_What you have to do_
Will you write out the data exactly, excluding every picture?

_Source data_
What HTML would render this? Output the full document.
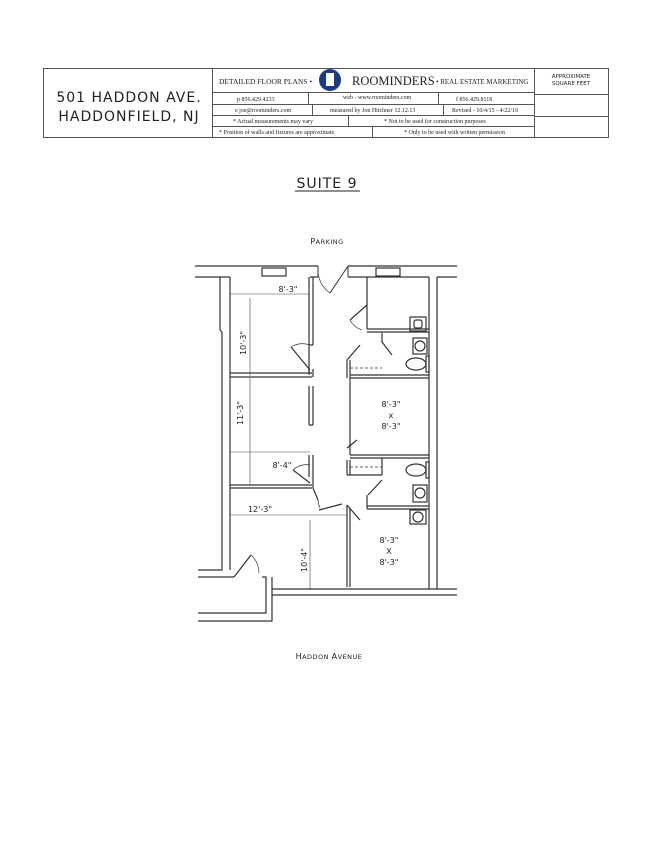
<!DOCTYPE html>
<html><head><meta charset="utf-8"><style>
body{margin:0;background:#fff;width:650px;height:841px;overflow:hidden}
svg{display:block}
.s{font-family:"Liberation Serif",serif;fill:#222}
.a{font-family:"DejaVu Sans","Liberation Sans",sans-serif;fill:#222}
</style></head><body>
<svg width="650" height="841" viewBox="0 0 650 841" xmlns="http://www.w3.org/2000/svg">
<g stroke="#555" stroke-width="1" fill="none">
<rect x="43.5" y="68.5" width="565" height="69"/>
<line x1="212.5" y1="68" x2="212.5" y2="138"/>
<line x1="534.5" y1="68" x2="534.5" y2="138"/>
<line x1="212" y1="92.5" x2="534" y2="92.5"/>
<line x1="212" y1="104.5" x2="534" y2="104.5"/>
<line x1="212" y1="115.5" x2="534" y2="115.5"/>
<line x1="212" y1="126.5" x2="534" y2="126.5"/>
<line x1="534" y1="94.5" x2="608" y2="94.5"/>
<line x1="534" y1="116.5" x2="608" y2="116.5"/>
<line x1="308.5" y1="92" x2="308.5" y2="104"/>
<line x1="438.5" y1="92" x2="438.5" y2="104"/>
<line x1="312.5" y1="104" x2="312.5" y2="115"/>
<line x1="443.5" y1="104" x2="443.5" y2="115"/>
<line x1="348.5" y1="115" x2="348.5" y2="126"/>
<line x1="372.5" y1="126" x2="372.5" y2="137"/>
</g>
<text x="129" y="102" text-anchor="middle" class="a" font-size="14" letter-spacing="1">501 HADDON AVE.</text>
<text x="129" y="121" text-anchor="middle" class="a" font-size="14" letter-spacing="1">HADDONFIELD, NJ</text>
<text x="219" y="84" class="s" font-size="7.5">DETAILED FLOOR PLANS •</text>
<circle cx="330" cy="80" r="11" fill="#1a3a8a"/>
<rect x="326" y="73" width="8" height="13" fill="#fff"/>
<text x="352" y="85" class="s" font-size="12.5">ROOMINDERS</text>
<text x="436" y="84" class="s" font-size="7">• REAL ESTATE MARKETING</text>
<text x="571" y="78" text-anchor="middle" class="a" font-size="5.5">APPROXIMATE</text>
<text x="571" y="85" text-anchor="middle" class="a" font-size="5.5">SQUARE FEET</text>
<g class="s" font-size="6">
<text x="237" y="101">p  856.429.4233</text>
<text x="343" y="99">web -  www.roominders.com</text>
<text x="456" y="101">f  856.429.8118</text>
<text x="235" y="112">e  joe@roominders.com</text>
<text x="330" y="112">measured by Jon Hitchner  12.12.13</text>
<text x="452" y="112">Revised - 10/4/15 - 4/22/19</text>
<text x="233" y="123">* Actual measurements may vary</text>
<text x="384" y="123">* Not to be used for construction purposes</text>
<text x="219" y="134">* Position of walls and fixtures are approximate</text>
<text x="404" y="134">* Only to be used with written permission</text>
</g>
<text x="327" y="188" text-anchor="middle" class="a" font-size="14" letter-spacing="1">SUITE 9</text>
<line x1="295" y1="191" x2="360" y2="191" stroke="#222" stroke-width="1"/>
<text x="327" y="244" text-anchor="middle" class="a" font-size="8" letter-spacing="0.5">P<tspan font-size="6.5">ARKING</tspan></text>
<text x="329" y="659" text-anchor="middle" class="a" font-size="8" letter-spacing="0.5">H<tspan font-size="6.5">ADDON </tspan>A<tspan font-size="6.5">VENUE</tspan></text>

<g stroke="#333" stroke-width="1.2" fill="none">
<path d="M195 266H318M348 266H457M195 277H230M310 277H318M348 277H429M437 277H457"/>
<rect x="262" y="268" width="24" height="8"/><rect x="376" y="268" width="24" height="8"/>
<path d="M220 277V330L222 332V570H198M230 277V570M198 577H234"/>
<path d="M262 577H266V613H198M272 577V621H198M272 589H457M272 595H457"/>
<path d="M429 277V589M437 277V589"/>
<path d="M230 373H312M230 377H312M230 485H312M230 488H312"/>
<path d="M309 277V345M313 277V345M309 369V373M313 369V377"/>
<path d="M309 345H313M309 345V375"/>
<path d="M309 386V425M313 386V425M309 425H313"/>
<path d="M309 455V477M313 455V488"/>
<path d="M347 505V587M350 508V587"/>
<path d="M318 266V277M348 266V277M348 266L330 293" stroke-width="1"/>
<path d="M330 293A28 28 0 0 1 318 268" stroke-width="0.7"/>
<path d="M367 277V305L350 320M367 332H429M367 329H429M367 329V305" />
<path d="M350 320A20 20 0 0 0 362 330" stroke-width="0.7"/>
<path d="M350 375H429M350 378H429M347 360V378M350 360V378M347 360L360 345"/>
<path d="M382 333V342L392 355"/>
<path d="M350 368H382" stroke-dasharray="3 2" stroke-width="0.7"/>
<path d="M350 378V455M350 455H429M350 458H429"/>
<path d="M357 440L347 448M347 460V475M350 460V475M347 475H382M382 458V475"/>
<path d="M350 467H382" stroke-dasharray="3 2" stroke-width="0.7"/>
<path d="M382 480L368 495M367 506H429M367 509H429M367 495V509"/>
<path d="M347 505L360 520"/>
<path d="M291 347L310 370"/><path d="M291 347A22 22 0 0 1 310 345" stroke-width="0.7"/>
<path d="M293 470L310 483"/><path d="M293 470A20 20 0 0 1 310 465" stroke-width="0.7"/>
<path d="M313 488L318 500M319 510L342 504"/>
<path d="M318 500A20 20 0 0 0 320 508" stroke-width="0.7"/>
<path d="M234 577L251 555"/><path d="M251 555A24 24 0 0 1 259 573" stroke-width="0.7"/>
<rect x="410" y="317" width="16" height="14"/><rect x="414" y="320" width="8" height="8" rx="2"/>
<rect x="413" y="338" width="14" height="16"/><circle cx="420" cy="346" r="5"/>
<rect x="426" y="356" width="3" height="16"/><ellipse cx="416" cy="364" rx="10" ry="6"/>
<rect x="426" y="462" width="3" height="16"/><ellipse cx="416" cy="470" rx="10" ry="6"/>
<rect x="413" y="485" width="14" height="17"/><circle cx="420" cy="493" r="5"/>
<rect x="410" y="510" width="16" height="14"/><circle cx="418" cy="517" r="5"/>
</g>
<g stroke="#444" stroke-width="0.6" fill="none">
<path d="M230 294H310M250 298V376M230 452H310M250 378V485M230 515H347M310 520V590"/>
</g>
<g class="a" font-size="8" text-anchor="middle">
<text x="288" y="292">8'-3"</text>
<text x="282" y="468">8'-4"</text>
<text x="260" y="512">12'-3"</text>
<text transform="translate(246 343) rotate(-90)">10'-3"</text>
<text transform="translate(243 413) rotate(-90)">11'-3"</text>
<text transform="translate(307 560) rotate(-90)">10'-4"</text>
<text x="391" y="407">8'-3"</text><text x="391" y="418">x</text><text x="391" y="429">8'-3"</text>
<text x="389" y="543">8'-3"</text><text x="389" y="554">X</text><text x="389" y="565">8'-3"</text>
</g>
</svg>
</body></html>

_Expected output_
What HTML would render this? Output the full document.
<!DOCTYPE html>
<html><head><meta charset="utf-8"><style>
body{margin:0;background:#fff;width:650px;height:841px;overflow:hidden}
svg{display:block}
.s{font-family:"Liberation Serif",serif;fill:#222}
.a{font-family:"DejaVu Sans","Liberation Sans",sans-serif;fill:#222}
</style></head><body>
<svg width="650" height="841" viewBox="0 0 650 841" xmlns="http://www.w3.org/2000/svg">
<g stroke="#555" stroke-width="1" fill="none">
<rect x="43.5" y="68.5" width="565" height="69"/>
<line x1="212.5" y1="68" x2="212.5" y2="138"/>
<line x1="534.5" y1="68" x2="534.5" y2="138"/>
<line x1="212" y1="92.5" x2="534" y2="92.5"/>
<line x1="212" y1="104.5" x2="534" y2="104.5"/>
<line x1="212" y1="115.5" x2="534" y2="115.5"/>
<line x1="212" y1="126.5" x2="534" y2="126.5"/>
<line x1="534" y1="94.5" x2="608" y2="94.5"/>
<line x1="534" y1="116.5" x2="608" y2="116.5"/>
<line x1="308.5" y1="92" x2="308.5" y2="104"/>
<line x1="438.5" y1="92" x2="438.5" y2="104"/>
<line x1="312.5" y1="104" x2="312.5" y2="115"/>
<line x1="443.5" y1="104" x2="443.5" y2="115"/>
<line x1="348.5" y1="115" x2="348.5" y2="126"/>
<line x1="372.5" y1="126" x2="372.5" y2="137"/>
</g>
<text x="129" y="102" text-anchor="middle" class="a" font-size="14" letter-spacing="1">501 HADDON AVE.</text>
<text x="129" y="121" text-anchor="middle" class="a" font-size="14" letter-spacing="1">HADDONFIELD, NJ</text>
<text x="219" y="84" class="s" font-size="7.5">DETAILED FLOOR PLANS •</text>
<circle cx="330" cy="80" r="11" fill="#1a3a8a"/>
<rect x="326" y="73" width="8" height="13" fill="#fff"/>
<text x="352" y="85" class="s" font-size="12.5">ROOMINDERS</text>
<text x="436" y="84" class="s" font-size="7">• REAL ESTATE MARKETING</text>
<text x="571" y="78" text-anchor="middle" class="a" font-size="5.5">APPROXIMATE</text>
<text x="571" y="85" text-anchor="middle" class="a" font-size="5.5">SQUARE FEET</text>
<g class="s" font-size="6">
<text x="237" y="101">p  856.429.4233</text>
<text x="343" y="99">web -  www.roominders.com</text>
<text x="456" y="101">f  856.429.8118</text>
<text x="235" y="112">e  joe@roominders.com</text>
<text x="330" y="112">measured by Jon Hitchner  12.12.13</text>
<text x="452" y="112">Revised - 10/4/15 - 4/22/19</text>
<text x="233" y="123">* Actual measurements may vary</text>
<text x="384" y="123">* Not to be used for construction purposes</text>
<text x="219" y="134">* Position of walls and fixtures are approximate</text>
<text x="404" y="134">* Only to be used with written permission</text>
</g>
<text x="327" y="188" text-anchor="middle" class="a" font-size="14" letter-spacing="1">SUITE 9</text>
<line x1="295" y1="191" x2="360" y2="191" stroke="#222" stroke-width="1"/>
<text x="327" y="244" text-anchor="middle" class="a" font-size="8" letter-spacing="0.5">P<tspan font-size="6.5">ARKING</tspan></text>
<text x="329" y="659" text-anchor="middle" class="a" font-size="8" letter-spacing="0.5">H<tspan font-size="6.5">ADDON </tspan>A<tspan font-size="6.5">VENUE</tspan></text>

<g stroke="#333" stroke-width="1.2" fill="none">
<path d="M195 266H318M348 266H457M195 277H230M310 277H318M348 277H429M437 277H457"/>
<rect x="262" y="268" width="24" height="8"/><rect x="376" y="268" width="24" height="8"/>
<path d="M220 277V330L222 332V570H198M230 277V570M198 577H234"/>
<path d="M262 577H266V613H198M272 577V621H198M272 589H457M272 595H457"/>
<path d="M429 277V589M437 277V589"/>
<path d="M230 373H312M230 377H312M230 485H312M230 488H312"/>
<path d="M309 277V345M313 277V345M309 369V373M313 369V377"/>
<path d="M309 345H313M309 345V375"/>
<path d="M309 386V425M313 386V425M309 425H313"/>
<path d="M309 455V477M313 455V488"/>
<path d="M347 505V587M350 508V587"/>
<path d="M318 266V277M348 266V277M348 266L330 293" stroke-width="1"/>
<path d="M330 293A28 28 0 0 1 318 268" stroke-width="0.7"/>
<path d="M367 277V305L350 320M367 332H429M367 329H429M367 329V305" />
<path d="M350 320A20 20 0 0 0 362 330" stroke-width="0.7"/>
<path d="M350 375H429M350 378H429M347 360V378M350 360V378M347 360L360 345"/>
<path d="M382 333V342L392 355"/>
<path d="M350 368H382" stroke-dasharray="3 2" stroke-width="0.7"/>
<path d="M350 378V455M350 455H429M350 458H429"/>
<path d="M357 440L347 448M347 460V475M350 460V475M347 475H382M382 458V475"/>
<path d="M350 467H382" stroke-dasharray="3 2" stroke-width="0.7"/>
<path d="M382 480L368 495M367 506H429M367 509H429M367 495V509"/>
<path d="M347 505L360 520"/>
<path d="M291 347L310 370"/><path d="M291 347A22 22 0 0 1 310 345" stroke-width="0.7"/>
<path d="M293 470L310 483"/><path d="M293 470A20 20 0 0 1 310 465" stroke-width="0.7"/>
<path d="M313 488L318 500M319 510L342 504"/>
<path d="M318 500A20 20 0 0 0 320 508" stroke-width="0.7"/>
<path d="M234 577L251 555"/><path d="M251 555A24 24 0 0 1 259 573" stroke-width="0.7"/>
<rect x="410" y="317" width="16" height="14"/><rect x="414" y="320" width="8" height="8" rx="2"/>
<rect x="413" y="338" width="14" height="16"/><circle cx="420" cy="346" r="5"/>
<rect x="426" y="356" width="3" height="16"/><ellipse cx="416" cy="364" rx="10" ry="6"/>
<rect x="426" y="462" width="3" height="16"/><ellipse cx="416" cy="470" rx="10" ry="6"/>
<rect x="413" y="485" width="14" height="17"/><circle cx="420" cy="493" r="5"/>
<rect x="410" y="510" width="16" height="14"/><circle cx="418" cy="517" r="5"/>
</g>
<g stroke="#444" stroke-width="0.6" fill="none">
<path d="M230 294H310M250 298V376M230 452H310M250 378V485M230 515H347M310 520V590"/>
</g>
<g class="a" font-size="8" text-anchor="middle">
<text x="288" y="292">8'-3"</text>
<text x="282" y="468">8'-4"</text>
<text x="260" y="512">12'-3"</text>
<text transform="translate(246 343) rotate(-90)">10'-3"</text>
<text transform="translate(243 413) rotate(-90)">11'-3"</text>
<text transform="translate(307 560) rotate(-90)">10'-4"</text>
<text x="391" y="407">8'-3"</text><text x="391" y="418">x</text><text x="391" y="429">8'-3"</text>
<text x="389" y="543">8'-3"</text><text x="389" y="554">X</text><text x="389" y="565">8'-3"</text>
</g>
</svg>
</body></html>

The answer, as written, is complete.